Sweden's post-blast air thick with tension
by
Ritt Goldstein | 12.18.2010
In September, a far right party with a neo-Nazi past entered Sweden's parliament, and on 11 December the country had its first suicide bombing. With such extremism surfacing, one can literally feel 'a tension' in daily life, people trying to sort out the haunting question of 'where do we go from here'.
Municipal corruption scandals began making Sweden's news in April; in September the far right Swedish Democrats (SD) - where prior to 2001, swastikas and Nazi uniforms could be seen at their meetings - were elected to Parliament; in October, police announced that an unknown gunman had been randomly gunning down immigrants in Southern Sweden's SD stronghold of Malmö; and, on 11 December Sweden had its first ever suicide bombing, the attacker being an immigrant who grew up in the small Southern Swedish town of Tranås.
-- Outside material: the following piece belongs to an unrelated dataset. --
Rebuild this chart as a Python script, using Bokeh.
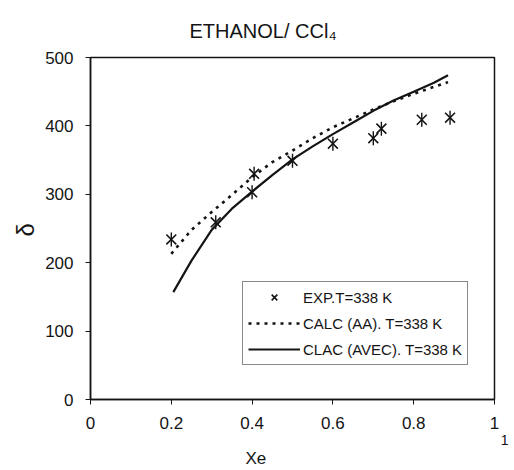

Sweden's post-blast air thick with tension
By Ritt Goldstein
DALARNA, Sweden - Sweden's first suicide bombing killed no one but the bomber himself, yet the two explosions in downtown Stockholm have ripped through already injured harmony in Swedish society and fractured the country's sense of itself.
The blasts, occurring a short walk from each other and minutes away from where the Nobel Prizes had been awarded, were termed the work of a "terrorist" within a few hours of going off on Saturday. The Swedish Security Police (Sapo) stepped in to take over the investigation the next morning.
"He wasn't known to us prior to this," said Sapo communications officer Tina Israelsson, referring to Taimour Abdulwahab al-Abdaly, a 28-year-old "Middle-Eastern immigrant" who had emigrated to Sweden in 1992.